RECORDED INFORMATION =
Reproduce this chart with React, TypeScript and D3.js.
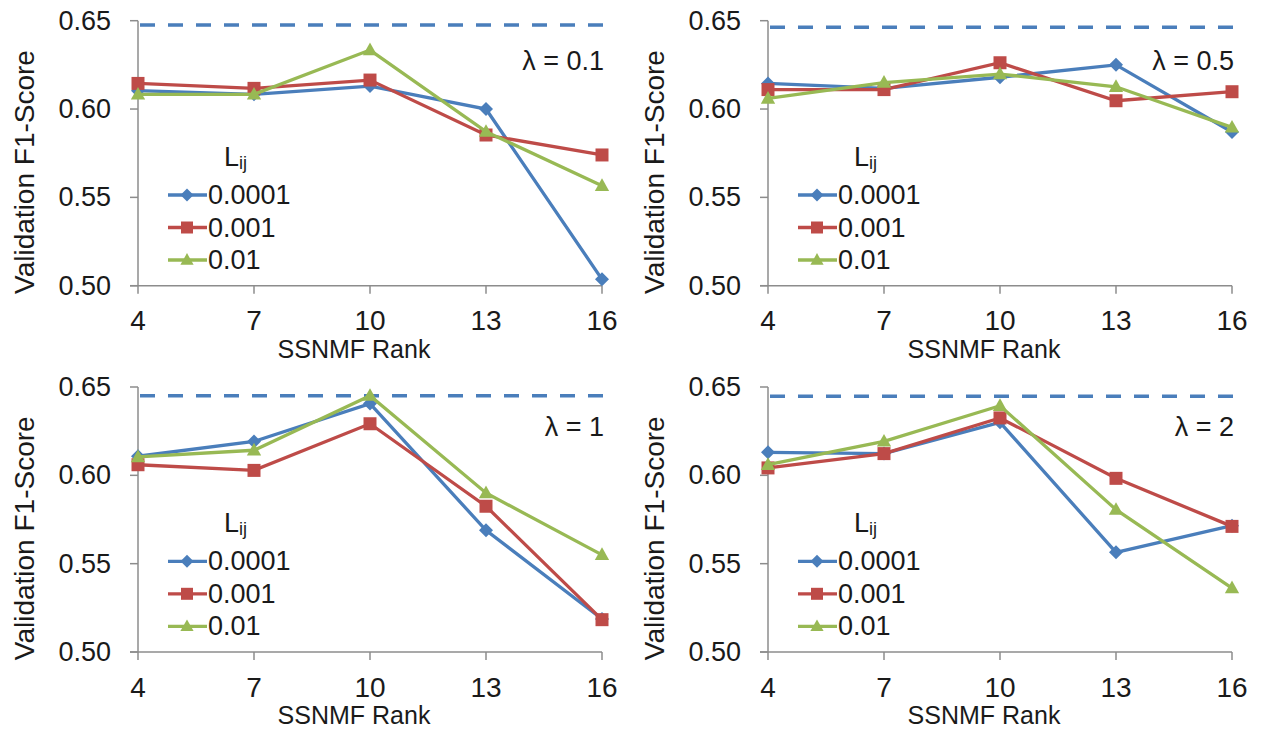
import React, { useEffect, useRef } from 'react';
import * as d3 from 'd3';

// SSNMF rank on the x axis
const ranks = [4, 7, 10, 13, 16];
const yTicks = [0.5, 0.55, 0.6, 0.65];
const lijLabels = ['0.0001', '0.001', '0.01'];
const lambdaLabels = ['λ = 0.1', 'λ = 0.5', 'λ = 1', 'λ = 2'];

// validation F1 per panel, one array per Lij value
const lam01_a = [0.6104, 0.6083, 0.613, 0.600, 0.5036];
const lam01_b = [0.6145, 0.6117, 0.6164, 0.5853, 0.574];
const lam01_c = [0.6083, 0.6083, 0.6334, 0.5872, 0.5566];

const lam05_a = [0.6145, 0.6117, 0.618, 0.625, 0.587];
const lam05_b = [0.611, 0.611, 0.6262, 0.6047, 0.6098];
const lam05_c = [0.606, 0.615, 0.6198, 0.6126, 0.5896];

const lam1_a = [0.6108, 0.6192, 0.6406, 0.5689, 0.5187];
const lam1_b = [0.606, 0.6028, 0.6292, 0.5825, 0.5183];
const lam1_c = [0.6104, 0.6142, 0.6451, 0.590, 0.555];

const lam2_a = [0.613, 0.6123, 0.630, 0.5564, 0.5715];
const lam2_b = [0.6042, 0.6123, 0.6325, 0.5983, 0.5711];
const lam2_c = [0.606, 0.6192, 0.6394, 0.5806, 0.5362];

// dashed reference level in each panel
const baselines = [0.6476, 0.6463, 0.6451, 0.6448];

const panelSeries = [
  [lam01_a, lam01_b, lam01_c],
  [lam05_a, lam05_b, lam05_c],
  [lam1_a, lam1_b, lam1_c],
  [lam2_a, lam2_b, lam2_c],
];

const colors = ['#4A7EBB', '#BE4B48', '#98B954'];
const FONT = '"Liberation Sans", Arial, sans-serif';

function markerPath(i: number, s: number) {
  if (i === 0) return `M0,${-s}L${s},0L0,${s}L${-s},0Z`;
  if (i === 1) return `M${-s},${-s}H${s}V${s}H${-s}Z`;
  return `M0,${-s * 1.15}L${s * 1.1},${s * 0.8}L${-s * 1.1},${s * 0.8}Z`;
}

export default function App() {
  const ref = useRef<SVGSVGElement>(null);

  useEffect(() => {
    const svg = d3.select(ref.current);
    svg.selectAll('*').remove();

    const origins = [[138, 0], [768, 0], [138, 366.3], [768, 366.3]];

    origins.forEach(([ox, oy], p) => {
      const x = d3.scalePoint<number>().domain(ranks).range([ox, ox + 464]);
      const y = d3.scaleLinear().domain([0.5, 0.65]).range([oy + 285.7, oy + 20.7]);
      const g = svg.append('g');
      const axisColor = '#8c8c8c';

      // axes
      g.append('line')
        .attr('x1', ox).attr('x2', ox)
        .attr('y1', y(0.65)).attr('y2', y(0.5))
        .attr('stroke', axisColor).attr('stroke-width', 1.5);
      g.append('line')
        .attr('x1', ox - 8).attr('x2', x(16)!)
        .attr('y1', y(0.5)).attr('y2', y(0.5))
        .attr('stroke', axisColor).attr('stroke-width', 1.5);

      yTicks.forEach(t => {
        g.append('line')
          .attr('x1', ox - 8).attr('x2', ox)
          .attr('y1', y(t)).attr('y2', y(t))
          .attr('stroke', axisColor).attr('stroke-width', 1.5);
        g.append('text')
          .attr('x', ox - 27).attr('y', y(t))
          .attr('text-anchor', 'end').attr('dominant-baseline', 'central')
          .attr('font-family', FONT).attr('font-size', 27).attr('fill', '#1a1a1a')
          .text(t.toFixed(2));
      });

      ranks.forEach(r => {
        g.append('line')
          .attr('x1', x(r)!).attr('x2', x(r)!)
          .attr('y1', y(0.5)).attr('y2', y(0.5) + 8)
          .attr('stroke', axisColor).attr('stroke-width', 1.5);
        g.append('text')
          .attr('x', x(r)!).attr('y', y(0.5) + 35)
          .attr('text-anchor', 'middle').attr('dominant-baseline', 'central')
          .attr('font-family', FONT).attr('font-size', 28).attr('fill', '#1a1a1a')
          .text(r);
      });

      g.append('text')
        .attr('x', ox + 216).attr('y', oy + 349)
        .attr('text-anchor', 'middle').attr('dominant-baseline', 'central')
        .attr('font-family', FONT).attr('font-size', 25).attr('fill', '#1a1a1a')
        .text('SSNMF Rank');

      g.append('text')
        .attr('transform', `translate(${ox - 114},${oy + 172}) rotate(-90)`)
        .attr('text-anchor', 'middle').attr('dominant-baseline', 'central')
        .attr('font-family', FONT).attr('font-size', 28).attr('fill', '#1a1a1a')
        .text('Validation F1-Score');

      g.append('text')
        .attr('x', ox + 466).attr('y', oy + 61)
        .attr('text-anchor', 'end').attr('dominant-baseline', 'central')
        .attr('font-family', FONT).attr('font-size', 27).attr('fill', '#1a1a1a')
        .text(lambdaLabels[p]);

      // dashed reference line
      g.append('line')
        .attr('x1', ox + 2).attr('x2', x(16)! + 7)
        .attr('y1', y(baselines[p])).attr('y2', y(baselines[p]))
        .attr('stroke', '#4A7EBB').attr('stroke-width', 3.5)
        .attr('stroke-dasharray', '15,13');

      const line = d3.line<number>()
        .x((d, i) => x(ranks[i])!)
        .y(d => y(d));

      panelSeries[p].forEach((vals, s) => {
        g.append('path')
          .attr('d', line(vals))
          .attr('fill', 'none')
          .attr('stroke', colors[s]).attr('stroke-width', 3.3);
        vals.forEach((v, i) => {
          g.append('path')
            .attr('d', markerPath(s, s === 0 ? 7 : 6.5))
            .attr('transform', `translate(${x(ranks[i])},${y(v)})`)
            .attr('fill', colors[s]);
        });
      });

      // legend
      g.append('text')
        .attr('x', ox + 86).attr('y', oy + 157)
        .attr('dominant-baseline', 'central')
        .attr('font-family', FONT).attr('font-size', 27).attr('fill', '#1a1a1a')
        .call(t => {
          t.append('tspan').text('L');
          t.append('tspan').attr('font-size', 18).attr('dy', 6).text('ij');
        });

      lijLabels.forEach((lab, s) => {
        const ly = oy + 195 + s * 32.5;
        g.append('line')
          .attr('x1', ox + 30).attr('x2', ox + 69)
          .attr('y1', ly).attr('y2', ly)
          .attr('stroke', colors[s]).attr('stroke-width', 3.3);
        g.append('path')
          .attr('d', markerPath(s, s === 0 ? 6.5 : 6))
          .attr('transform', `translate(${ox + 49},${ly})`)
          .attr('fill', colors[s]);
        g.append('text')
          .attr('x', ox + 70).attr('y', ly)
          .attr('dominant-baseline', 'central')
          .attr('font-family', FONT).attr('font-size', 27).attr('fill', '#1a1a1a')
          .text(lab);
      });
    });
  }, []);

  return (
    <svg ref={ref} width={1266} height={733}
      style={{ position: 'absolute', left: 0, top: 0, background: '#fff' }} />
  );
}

AIM OF THE TASK = From start to finish, output the listing exactly, but omit its pictures.

FINAL RESULT =
Reproduce this chart with React, TypeScript and D3.js.
import React, { useEffect, useRef } from 'react';
import * as d3 from 'd3';

// SSNMF rank on the x axis
const ranks = [4, 7, 10, 13, 16];
const yTicks = [0.5, 0.55, 0.6, 0.65];
const lijLabels = ['0.0001', '0.001', '0.01'];
const lambdaLabels = ['λ = 0.1', 'λ = 0.5', 'λ = 1', 'λ = 2'];

// validation F1 per panel, one array per Lij value
const lam01_a = [0.6104, 0.6083, 0.613, 0.600, 0.5036];
const lam01_b = [0.6145, 0.6117, 0.6164, 0.5853, 0.574];
const lam01_c = [0.6083, 0.6083, 0.6334, 0.5872, 0.5566];

const lam05_a = [0.6145, 0.6117, 0.618, 0.625, 0.587];
const lam05_b = [0.611, 0.611, 0.6262, 0.6047, 0.6098];
const lam05_c = [0.606, 0.615, 0.6198, 0.6126, 0.5896];

const lam1_a = [0.6108, 0.6192, 0.6406, 0.5689, 0.5187];
const lam1_b = [0.606, 0.6028, 0.6292, 0.5825, 0.5183];
const lam1_c = [0.6104, 0.6142, 0.6451, 0.590, 0.555];

const lam2_a = [0.613, 0.6123, 0.630, 0.5564, 0.5715];
const lam2_b = [0.6042, 0.6123, 0.6325, 0.5983, 0.5711];
const lam2_c = [0.606, 0.6192, 0.6394, 0.5806, 0.5362];

// dashed reference level in each panel
const baselines = [0.6476, 0.6463, 0.6451, 0.6448];

const panelSeries = [
  [lam01_a, lam01_b, lam01_c],
  [lam05_a, lam05_b, lam05_c],
  [lam1_a, lam1_b, lam1_c],
  [lam2_a, lam2_b, lam2_c],
];

const colors = ['#4A7EBB', '#BE4B48', '#98B954'];
const FONT = '"Liberation Sans", Arial, sans-serif';

function markerPath(i: number, s: number) {
  if (i === 0) return `M0,${-s}L${s},0L0,${s}L${-s},0Z`;
  if (i === 1) return `M${-s},${-s}H${s}V${s}H${-s}Z`;
  return `M0,${-s * 1.15}L${s * 1.1},${s * 0.8}L${-s * 1.1},${s * 0.8}Z`;
}

export default function App() {
  const ref = useRef<SVGSVGElement>(null);

  useEffect(() => {
    const svg = d3.select(ref.current);
    svg.selectAll('*').remove();

    const origins = [[138, 0], [768, 0], [138, 366.3], [768, 366.3]];

    origins.forEach(([ox, oy], p) => {
      const x = d3.scalePoint<number>().domain(ranks).range([ox, ox + 464]);
      const y = d3.scaleLinear().domain([0.5, 0.65]).range([oy + 285.7, oy + 20.7]);
      const g = svg.append('g');
      const axisColor = '#8c8c8c';

      // axes
      g.append('line')
        .attr('x1', ox).attr('x2', ox)
        .attr('y1', y(0.65)).attr('y2', y(0.5))
        .attr('stroke', axisColor).attr('stroke-width', 1.5);
      g.append('line')
        .attr('x1', ox - 8).attr('x2', x(16)!)
        .attr('y1', y(0.5)).attr('y2', y(0.5))
        .attr('stroke', axisColor).attr('stroke-width', 1.5);

      yTicks.forEach(t => {
        g.append('line')
          .attr('x1', ox - 8).attr('x2', ox)
          .attr('y1', y(t)).attr('y2', y(t))
          .attr('stroke', axisColor).attr('stroke-width', 1.5);
        g.append('text')
          .attr('x', ox - 27).attr('y', y(t))
          .attr('text-anchor', 'end').attr('dominant-baseline', 'central')
          .attr('font-family', FONT).attr('font-size', 27).attr('fill', '#1a1a1a')
          .text(t.toFixed(2));
      });

      ranks.forEach(r => {
        g.append('line')
          .attr('x1', x(r)!).attr('x2', x(r)!)
          .attr('y1', y(0.5)).attr('y2', y(0.5) + 8)
          .attr('stroke', axisColor).attr('stroke-width', 1.5);
        g.append('text')
          .attr('x', x(r)!).attr('y', y(0.5) + 35)
          .attr('text-anchor', 'middle').attr('dominant-baseline', 'central')
          .attr('font-family', FONT).attr('font-size', 28).attr('fill', '#1a1a1a')
          .text(r);
      });

      g.append('text')
        .attr('x', ox + 216).attr('y', oy + 349)
        .attr('text-anchor', 'middle').attr('dominant-baseline', 'central')
        .attr('font-family', FONT).attr('font-size', 25).attr('fill', '#1a1a1a')
        .text('SSNMF Rank');

      g.append('text')
        .attr('transform', `translate(${ox - 114},${oy + 172}) rotate(-90)`)
        .attr('text-anchor', 'middle').attr('dominant-baseline', 'central')
        .attr('font-family', FONT).attr('font-size', 28).attr('fill', '#1a1a1a')
        .text('Validation F1-Score');

      g.append('text')
        .attr('x', ox + 466).attr('y', oy + 61)
        .attr('text-anchor', 'end').attr('dominant-baseline', 'central')
        .attr('font-family', FONT).attr('font-size', 27).attr('fill', '#1a1a1a')
        .text(lambdaLabels[p]);

      // dashed reference line
      g.append('line')
        .attr('x1', ox + 2).attr('x2', x(16)! + 7)
        .attr('y1', y(baselines[p])).attr('y2', y(baselines[p]))
        .attr('stroke', '#4A7EBB').attr('stroke-width', 3.5)
        .attr('stroke-dasharray', '15,13');

      const line = d3.line<number>()
        .x((d, i) => x(ranks[i])!)
        .y(d => y(d));

      panelSeries[p].forEach((vals, s) => {
        g.append('path')
          .attr('d', line(vals))
          .attr('fill', 'none')
          .attr('stroke', colors[s]).attr('stroke-width', 3.3);
        vals.forEach((v, i) => {
          g.append('path')
            .attr('d', markerPath(s, s === 0 ? 7 : 6.5))
            .attr('transform', `translate(${x(ranks[i])},${y(v)})`)
            .attr('fill', colors[s]);
        });
      });

      // legend
      g.append('text')
        .attr('x', ox + 86).attr('y', oy + 157)
        .attr('dominant-baseline', 'central')
        .attr('font-family', FONT).attr('font-size', 27).attr('fill', '#1a1a1a')
        .call(t => {
          t.append('tspan').text('L');
          t.append('tspan').attr('font-size', 18).attr('dy', 6).text('ij');
        });

      lijLabels.forEach((lab, s) => {
        const ly = oy + 195 + s * 32.5;
        g.append('line')
          .attr('x1', ox + 30).attr('x2', ox + 69)
          .attr('y1', ly).attr('y2', ly)
          .attr('stroke', colors[s]).attr('stroke-width', 3.3);
        g.append('path')
          .attr('d', markerPath(s, s === 0 ? 6.5 : 6))
          .attr('transform', `translate(${ox + 49},${ly})`)
          .attr('fill', colors[s]);
        g.append('text')
          .attr('x', ox + 70).attr('y', ly)
          .attr('dominant-baseline', 'central')
          .attr('font-family', FONT).attr('font-size', 27).attr('fill', '#1a1a1a')
          .text(lab);
      });
    });
  }, []);

  return (
    <svg ref={ref} width={1266} height={733}
      style={{ position: 'absolute', left: 0, top: 0, background: '#fff' }} />
  );
}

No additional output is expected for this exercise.